JAVA正则表达式-捕获组与非捕获组
Java捕获组与非捕获组的问题困扰了我一阵子,下面是我弄明白后的笔记:
先看例子:
- import java.util.regex.Matcher;
- import java.util.regex.Pattern;
-
- public class PatternTest {
-
- public static void main(String[] args) {
- String text = "<textarea rows=\"20\" cols=\"70\">nexus maven repository index properties updating index central</textarea>";
- String reg = "<textarea.*?>.*?</textarea>";
- Pattern p = Pattern.compile(reg);
- Matcher m = p.matcher(text);
- while (m.find()) {
- System.out.println(m.group());
- }
- }
-
- }
运行结果:
- <textarea rows="20" cols="70">nexus maven repository index properties updating index central</textarea>
现在,如果我只想匹配到<textarea>内的文本内容即“nexus maven repository index properties updating index central”,怎么做呢?这时候就要用到捕获组了。
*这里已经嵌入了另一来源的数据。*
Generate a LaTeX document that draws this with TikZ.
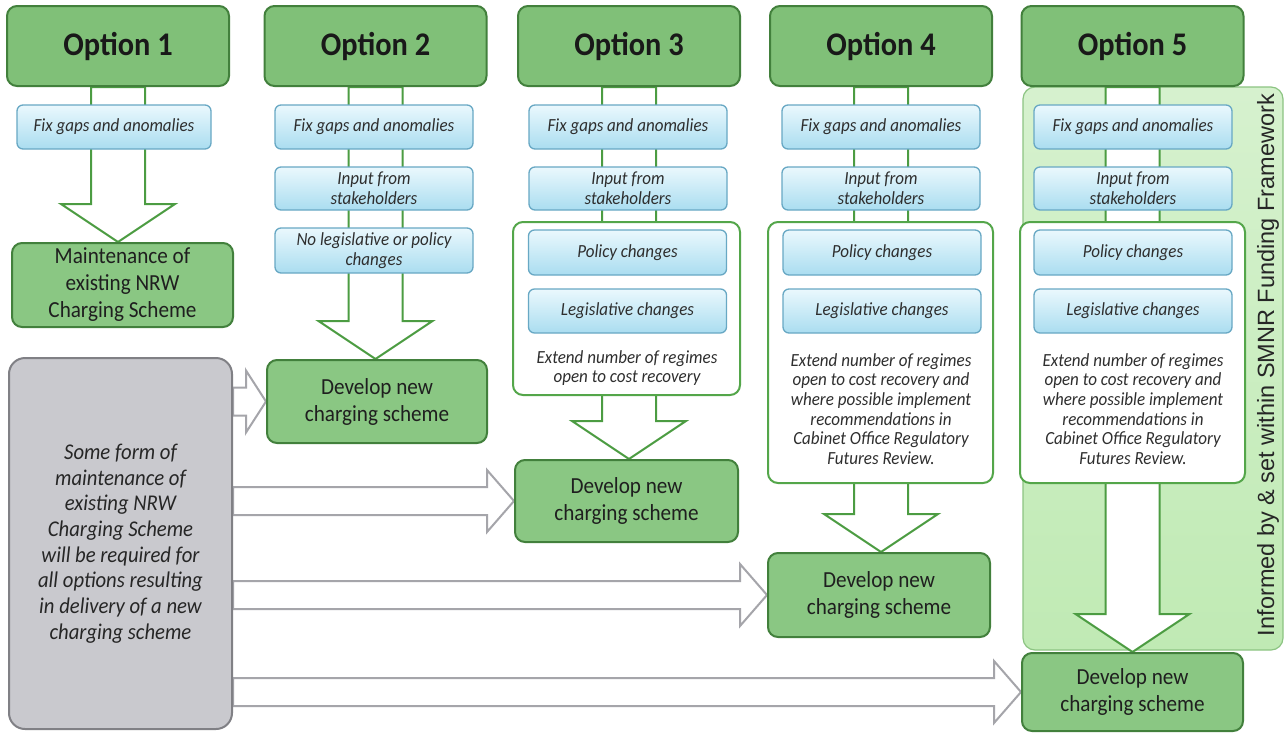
\documentclass[tikz,border=0pt]{standalone}
\usepackage{fontspec}
\setmainfont{Carlito}[FakeStretch=0.92]
\newfontfamily\arialfont{Liberation Sans}
\usetikzlibrary{calc}
\pgfdeclarelayer{bg}
\pgfdeclarelayer{arr}
\pgfsetlayers{bg,arr,main}
\definecolor{optfill}{RGB}{128,192,120}
\definecolor{devfill}{RGB}{138,199,131}
\definecolor{optborder}{RGB}{66,128,60}
\definecolor{bluetop}{RGB}{234,248,253}
\definecolor{bluebot}{RGB}{170,221,240}
\definecolor{blueborder}{RGB}{104,168,196}
\definecolor{wborder}{RGB}{84,166,74}
\definecolor{arrborder}{RGB}{76,156,66}
\definecolor{panelfill}{RGB}{192,234,180}
\definecolor{panelborder}{RGB}{140,196,130}
\definecolor{grayfill}{RGB}{201,201,206}
\definecolor{grayborder}{RGB}{128,128,133}
\definecolor{grayarr}{RGB}{165,165,170}
\newcommand{\varrowdown}[2]{%
  \path[greenarrow] let \p1=(#1.south), \p2=(#2.north) in
    (\x1-27pt,\y1) -- (\x1-27pt,\y2+38pt) -- (\x1-57pt,\y2+38pt) -- (\x1,\y2)
    -- (\x1+57pt,\y2+38pt) -- (\x1+27pt,\y2+38pt) -- (\x1+27pt,\y1) -- cycle;}
\newcommand{\harrowright}[3]{%
  \path[grayarrow] let \p1=(#1.east), \p2=(#2.west) in
    (\x1,\y2+14pt) -- (\x2-#3,\y2+14pt) -- (\x2-#3,\y2+31pt) -- (\x2,\y2)
    -- (\x2-#3,\y2-31pt) -- (\x2-#3,\y2-14pt) -- (\x1,\y2-14pt) -- cycle;}
\begin{document}
\begin{tikzpicture}[x=1pt,y=-1pt,
  optbox/.style={draw=optborder, fill=optfill, line width=2pt, rounded corners=10pt,
    minimum width=222pt, minimum height=80pt, inner sep=0pt,
    font=\fontsize{33}{36}\selectfont\bfseries, text=black!90},
  bluebox/.style={draw=blueborder, top color=bluetop, bottom color=bluebot, line width=1.3pt,
    rounded corners=6pt, minimum width=198pt, minimum height=44pt, inner sep=0pt, align=center,
    font=\fontsize{18.5}{20}\selectfont\itshape, text=black!82},
  devbox/.style={draw=optborder, fill=devfill, line width=2pt, rounded corners=10pt,
    minimum width=222pt, minimum height=83pt, inner sep=0pt, align=center,
    font=\fontsize{23}{27}\selectfont, text=black!88},
  whitebox/.style={draw=wborder, fill=white, line width=2pt, rounded corners=10pt, inner sep=0pt},
  wtext/.style={align=center, inner sep=0pt, font=\fontsize{18.5}{19.6}\selectfont\itshape, text=black!82},
  greenarrow/.style={draw=arrborder, fill=white, line width=2pt, line join=miter},
  grayarrow/.style={draw=grayarr, fill=white, line width=2pt, line join=miter},
  graybox/.style={draw=grayborder, fill=grayfill, line width=2pt, rounded corners=16pt,
    inner sep=0pt, align=center, font=\fontsize{22.5}{25.7}\selectfont\itshape, text=black!85}
]
\useasboundingbox (0,0) rectangle (1286,732);
\begin{pgfonlayer}{bg}
  \fill[white] (0,0) rectangle (1286,732);
  \draw[draw=panelborder, top color=panelfill!65!white, bottom color=panelfill, line width=1.2pt, rounded corners=12pt]
    (1023,87) rectangle (1283,650);
\end{pgfonlayer}

% option boxes
\node[optbox] (o1) at (118,46) {Option 1};
\node[optbox] (o2) at (375.5,46) {Option 2};
\node[optbox] (o3) at (629,46) {Option 3};
\node[optbox] (o4) at (881,46) {Option 4};
\node[optbox] (o5) at (1132.5,46) {Option 5};

% fix gaps boxes
\node[bluebox, minimum width=194pt] (f1) at (114,127) {Fix gaps and anomalies};
\node[bluebox] (f2) at (374,127) {Fix gaps and anomalies};
\node[bluebox] (f3) at (628,127) {Fix gaps and anomalies};
\node[bluebox] (f4) at (881,127) {Fix gaps and anomalies};
\node[bluebox] (f5) at (1133,127) {Fix gaps and anomalies};

% stakeholders
\node[bluebox, minimum height=43pt] (s2) at (374,188.5) {Input from\\stakeholders};
\node[bluebox, minimum height=43pt] (s3) at (628,188.5) {Input from\\stakeholders};
\node[bluebox, minimum height=43pt] (s4) at (881,188.5) {Input from\\stakeholders};
\node[bluebox, minimum height=43pt] (s5) at (1133,188.5) {Input from\\stakeholders};

\node[bluebox, minimum height=45pt] (n2) at (374,250.5) {No legislative or policy\\changes};

% white boxes
\node[whitebox, minimum width=227pt, minimum height=173pt] (w3) at (626.5,308.5) {};
\node[whitebox, minimum width=225pt, minimum height=261pt] (w4) at (880.5,352.5) {};
\node[whitebox, minimum width=225pt, minimum height=261pt] (w5) at (1132.5,352.5) {};

\node[bluebox, minimum height=45pt] (p3) at (627.5,252.5) {Policy changes};
\node[bluebox, minimum height=45pt] (p4) at (882,252.5) {Policy changes};
\node[bluebox, minimum height=45pt] (p5) at (1133,252.5) {Policy changes};
\node[bluebox] (l3) at (627.5,311) {Legislative changes};
\node[bluebox] (l4) at (882,311) {Legislative changes};
\node[bluebox] (l5) at (1133,311) {Legislative changes};

\node[wtext] (t3) at (627,368) {Extend number of regimes\\open to cost recovery};
\node[wtext] (t4) at (881,409) {Extend number of regimes\\open to cost recovery and\\where possible implement\\recommendations in\\Cabinet Office Regulatory\\Futures Review.};
\node[wtext] (t5) at (1133,409) {Extend number of regimes\\open to cost recovery and\\where possible implement\\recommendations in\\Cabinet Office Regulatory\\Futures Review.};

% result boxes
\node[devbox, minimum width=221pt, minimum height=84pt] (m1) at (122.5,285) {Maintenance of\\existing NRW\\Charging Scheme};
\node[devbox, minimum width=220pt] (d2) at (377,401.5) {Develop new\\charging scheme};
\node[devbox, minimum width=223pt, minimum height=82pt] (d3) at (626.5,501) {Develop new\\charging scheme};
\node[devbox, minimum height=84pt] (d4) at (879,595) {Develop new\\charging scheme};
\node[devbox, minimum width=221pt, minimum height=78pt] (d5) at (1132.5,692) {Develop new\\charging scheme};

% gray box
\node[graybox, minimum width=223pt, minimum height=371pt] (g) at (120.5,543.5)
  {Some form of\\maintenance of\\existing NRW\\Charging Scheme\\will be required for\\all options resulting\\in delivery of a new\\charging scheme};

% rotated label
\node[rotate=90, inner sep=0pt, font=\arialfont\fontsize{23.5}{26}\selectfont, text=black!85] (smnr) at (1268,365)
  {Informed by \& set within SMNR Funding Framework};

% arrows
\begin{pgfonlayer}{arr}
  \varrowdown{o1}{m1}
  \varrowdown{o2}{d2}
  \varrowdown{o3}{d3}
  \varrowdown{o4}{d4}
  \varrowdown{o5}{d5}
  \harrowright{g}{d2}{20pt}
  \harrowright{g}{d3}{27pt}
  \harrowright{g}{d4}{27pt}
  \harrowright{g}{d5}{27pt}
\end{pgfonlayer}
\end{tikzpicture}
\end{document}
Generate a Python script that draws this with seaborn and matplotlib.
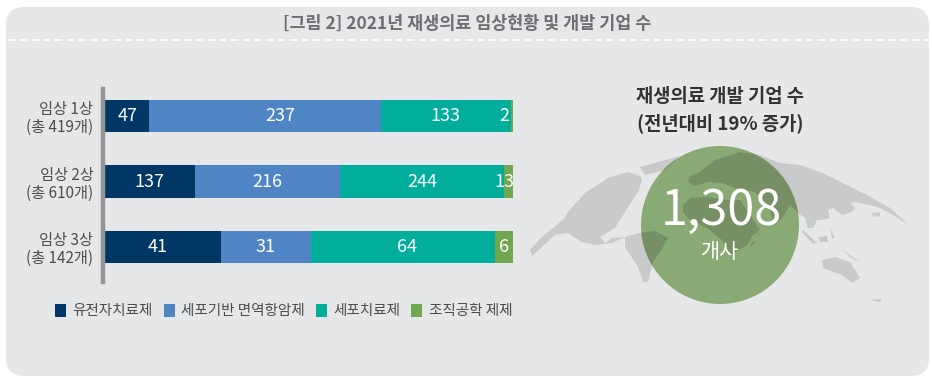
import matplotlib
matplotlib.use('Agg')
import matplotlib.pyplot as plt
from matplotlib.patches import Circle, FancyBboxPatch, Polygon
import pandas as pd
import seaborn as sns

phases = ['임상 1상\n(총 419개)', '임상 2상\n(총 610개)', '임상 3상\n(총 142개)']
series_names = ['유전자치료제', '세포기반 면역항암제', '세포치료제', '조직공학 제제']
gene_therapy = [47, 137, 41]
cell_immuno = [237, 216, 31]
cell_therapy = [133, 244, 64]
tissue_eng = [2, 13, 6]
colors = ['#003764', '#4f85c5', '#00ae9b', '#70a74f']

title = '[그림 2] 2021년 재생의료 임상현황 및 개발 기업 수'
side_title = '재생의료 개발 기업 수\n(전년대비 19% 증가)'
company_count = '1,308'
company_unit = '개사'

# rough outline of the background world map, in pixel coords
land = [
    [(530, 250), (542, 237), (565, 218), (567, 213), (585, 193), (608, 178), (628, 172), (640, 176), (642, 180),
     (638, 192), (628, 207), (615, 228), (600, 237), (605, 243), (612, 238), (625, 237), (612, 243), (595, 245),
     (582, 242), (568, 233), (555, 235), (542, 247), (532, 256)],
    [(640, 167), (680, 156), (665, 170), (645, 175)],
    [(625, 237), (638, 233), (655, 231), (668, 238), (660, 252), (653, 262), (648, 282), (643, 282), (638, 267),
     (625, 247)],
    [(700, 172), (715, 160), (740, 152), (760, 155), (780, 163), (800, 165), (823, 173), (843, 183), (867, 195),
     (890, 208), (910, 226), (893, 215), (880, 208), (870, 205), (855, 202), (850, 203), (855, 208), (852, 212),
     (842, 215), (833, 208), (828, 210), (830, 218), (820, 220), (817, 220), (813, 228), (808, 228), (805, 218),
     (798, 213), (790, 205), (782, 218), (775, 225), (768, 205), (755, 192), (735, 188), (722, 183), (708, 182),
     (695, 186), (688, 182), (690, 176)],
    [(683, 205), (690, 198), (707, 197), (727, 200), (740, 200), (750, 215), (760, 230), (753, 235), (747, 245),
     (730, 255), (722, 240), (707, 228), (690, 220), (683, 212)],
    [(752, 242), (757, 240), (750, 248)],
    [(822, 260), (835, 257), (850, 262), (860, 278), (852, 283), (842, 275), (823, 268)],
    [(818, 237), (827, 236), (828, 242), (820, 242)],
    [(803, 230), (817, 243), (813, 244), (802, 232)],
    [(843, 250), (860, 262), (850, 257)],
    [(872, 213), (880, 212), (880, 216), (873, 217)],
    [(830, 228), (835, 238), (832, 238)],
    [(870, 300), (882, 299), (880, 302)],
]

sns.set_theme(style='white')
plt.rcParams['font.family'] = ['Noto Sans CJK KR', 'DejaVu Sans']

fig = plt.figure(figsize=(9.32, 3.8), dpi=100, facecolor='white')

# background layer in pixel coords
bg = fig.add_axes([0, 0, 1, 1])
bg.set_xlim(0, 932)
bg.set_ylim(380, 0)
bg.axis('off')
bg.add_patch(FancyBboxPatch((22, 23), 891, 337, boxstyle='round,pad=16,rounding_size=18', facecolor='#e6e7e9',
                            edgecolor='none'))
bg.plot([8, 929], [40, 40], color='white', linewidth=1.3, linestyle=(0, (4, 2.5)))
bg.text(467, 24, title, ha='center', va='center', fontsize=12.5, fontweight='bold', color='#6d6e71')

for part in land:
    bg.add_patch(Polygon(part, closed=True, facecolor='#c9cacc', edgecolor='none'))
circle = Circle((720, 225), 79, facecolor='#8aaa75', edgecolor='none')
bg.add_patch(circle)
for part in land:
    dark = Polygon(part, closed=True, facecolor='#768f65', edgecolor='none')
    bg.add_patch(dark)
    dark.set_clip_path(circle)

bg.text(720, 110, side_title, ha='center', va='center', fontsize=13.5, fontweight='bold', color='#333333',
        linespacing=1.48)
bg.text(721, 211, company_count, ha='center', va='center', fontsize=35, color='white')
bg.text(720, 252, company_unit, ha='center', va='center', fontsize=15, color='white')

# stacked bars
df = pd.DataFrame({'phase': phases, series_names[0]: gene_therapy, series_names[1]: cell_immuno,
                   series_names[2]: cell_therapy, series_names[3]: tissue_eng})
totals = df[series_names].sum(axis=1)

ax = fig.add_axes([103 / 932, 1 - 282 / 380, 409.5 / 932, 193 / 380])
ax.patch.set_alpha(0)

left = pd.Series(0.0, index=df.index)
label_nudge = {(0, 0): 0.004, (0, 1): 0.037, (2, 0): -0.011, (2, 2): 0.01}
for j, (name, color) in enumerate(zip(series_names, colors)):
    share = df[name] / totals
    sns.barplot(x=share.values, y=df['phase'], color=color, saturation=1, width=0.49, left=left.values,
                label=name, ax=ax, orient='h', linewidth=0)
    for i in df.index:
        pos = min(left[i] + share[i] / 2, 0.98) + label_nudge.get((i, j), 0)
        ax.text(pos, i, str(df[name][i]), ha='center', va='center', color='white', fontsize=13)
    left = left + share

ax.set_xlim(0, 1)
ax.set_ylim(2.534, -0.412)
ax.set_xlabel('')
ax.set_ylabel('')
ax.set_xticks([])
ax.tick_params(axis='y', length=0, pad=7)
ax.set_yticks(range(len(phases)))
ax.set_yticklabels(phases, fontsize=11, color='#4d4d4f', ha='right', multialignment='right', linespacing=1.1)
sns.despine(ax=ax, top=True, right=True, bottom=True)
ax.spines['left'].set_color('#939598')
ax.spines['left'].set_linewidth(3.2)

ax.legend(loc='upper left', bbox_to_anchor=(55 / 932, 1 - 304 / 380), bbox_transform=fig.transFigure, ncols=4,
          frameon=False, fontsize=10.5, handlelength=0.78, handleheight=0.95, handletextpad=0.42, columnspacing=0.75,
          borderpad=0, borderaxespad=0, labelcolor='#4d4d4f')

fig.savefig('out.png', dpi=100)
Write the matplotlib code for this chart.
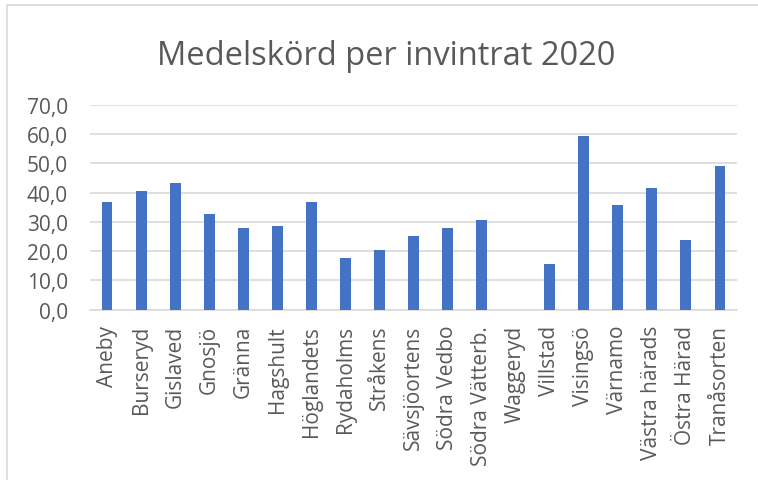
import matplotlib
matplotlib.use("Agg")
import matplotlib.pyplot as plt
from matplotlib.lines import Line2D

categories = ["Aneby", "Burseryd", "Gislaved", "Gnosjö", "Gränna", "Hagshult",
              "Höglandets", "Rydaholms", "Stråkens", "Sävsjöortens", "Södra Vedbo",
              "Södra Vätterb.", "Waggeryd", "Villstad", "Visingsö", "Värnamo",
              "Västra härads", "Östra Härad", "Tranåsorten"]
values = [36.7, 40.6, 43.2, 32.8, 28.0, 28.7, 36.7, 17.5, 20.5, 25.2, 27.8,
          30.5, 0.0, 15.5, 59.2, 35.7, 41.6, 23.8, 48.9]
yticks = [0, 10, 20, 30, 40, 50, 60, 70]
ytick_labels = ["0,0", "10,0", "20,0", "30,0", "40,0", "50,0", "60,0", "70,0"]
title = "Medelskörd per invintrat 2020"

plt.rcParams['font.family'] = ['Open Sans', 'DejaVu Sans']
W, H = 758, 481
fig = plt.figure(figsize=(W/100, H/100), dpi=100)
ax = fig.add_axes([90/W, 1-310.7/H, (737-90)/W, (310.7-105.7)/H])

x = range(len(categories))
ax.bar(x, values, width=0.32, color="#4472C4", zorder=3)
ax.set_xlim(-0.5, len(categories)-0.5)
ax.set_ylim(0, 70)
ax.set_yticks(yticks)
ax.set_yticklabels(ytick_labels, color="#595959", fontsize=15)
ax.set_xticks(list(x))
ax.set_xticklabels(categories, rotation=90, color="#595959", fontsize=15)
ax.tick_params(axis='both', length=0)
ax.tick_params(axis='y', pad=16)
ax.tick_params(axis='x', pad=11)
ax.grid(axis='y', color="#d9d9d9", linewidth=1.2, zorder=0)
for s in ["top", "right", "left"]:
    ax.spines[s].set_visible(False)
ax.spines["bottom"].set_color("#d9d9d9")
ax.spines["bottom"].set_linewidth(1.2)

fig.text(386/W, 1-65/H, title, ha="center", va="baseline", fontsize=23.5, color="#595959")

# chart border
fig.add_artist(Line2D([7/W, 7/W], [0, 1-6/H], color="#d9d9d9", linewidth=1.2, transform=fig.transFigure))
fig.add_artist(Line2D([7/W, 1], [1-6/H, 1-6/H], color="#d9d9d9", linewidth=1.2, transform=fig.transFigure))

fig.savefig("out.png", dpi=100)
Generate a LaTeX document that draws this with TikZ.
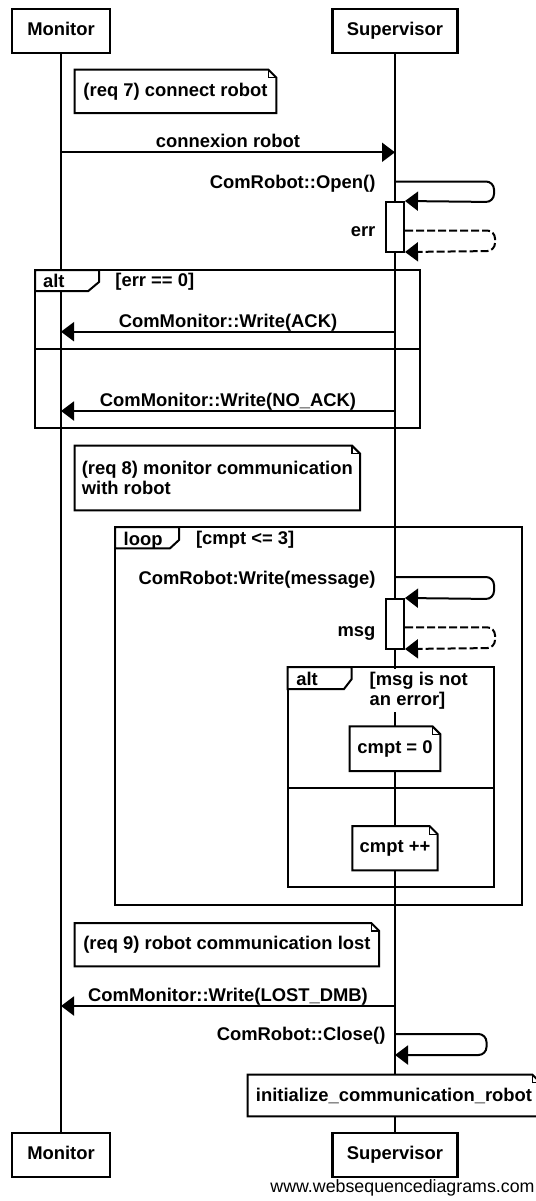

上述代码中“<textarea.*?>.*?</textarea>”最中间的“.*?”是匹配内容的正则表达式,只需要将它用括号括起来,就是一个捕获组了。看代码:
- import java.util.regex.Matcher;
- import java.util.regex.Pattern;
-
- public class PatternTest {
-
- public static void main(String[] args) {
- String text = "<textarea rows=\"20\" cols=\"70\">nexus maven repository index properties updating index central</textarea>";
-
- String reg = "(<textarea.*?>)(.*?)(</textarea>)";
- Pattern p = Pattern.compile(reg);
- Matcher m = p.matcher(text);
- while (m.find()) {
- System.out.println(m.group(0));
- System.out.println(m.group(1));
- System.out.println(m.group(2));
- System.out.println(m.group(3));
- }
- }
- }
运行结果:
- <textarea rows="20" cols="70">nexus maven repository index properties updating index central</textarea>
- <textarea rows="20" cols="70">
- nexus maven repository index properties updating index central
- </textarea>
从上述代码得出结论:正则表达式中每个"()"内的部分算作一个捕获组,每个捕获组都有一个编号,从1,2...,编号0代表整个匹配到的内容。
至于非捕获组,只需要将捕获组中"()"变为"(?:)"即可,代码说话:
- import java.util.regex.Matcher;
- import java.util.regex.Pattern;
-
- public class PatternTest {
-
- public static void main(String[] args) {
- String text = "<textarea rows=\"20\" cols=\"70\">nexus maven repository index properties updating index central</textarea>";
-
- String reg = "(?:<textarea.*?>)(.*?)(?:</textarea>)";
- Pattern p = Pattern.compile(reg);
- Matcher m = p.matcher(text);
- while (m.find()) {
- System.out.println(m.group(0));
- System.out.println(m.group(1));
- }
- }
- }
运行结果:
- <textarea rows="20" cols="70">nexus maven repository index properties updating index central</textarea>
- nexus maven repository index properties updating index central
如果试图运行:
System.out.println(m.group(2));将会抛出异常,因为不存在编号为2的捕获组。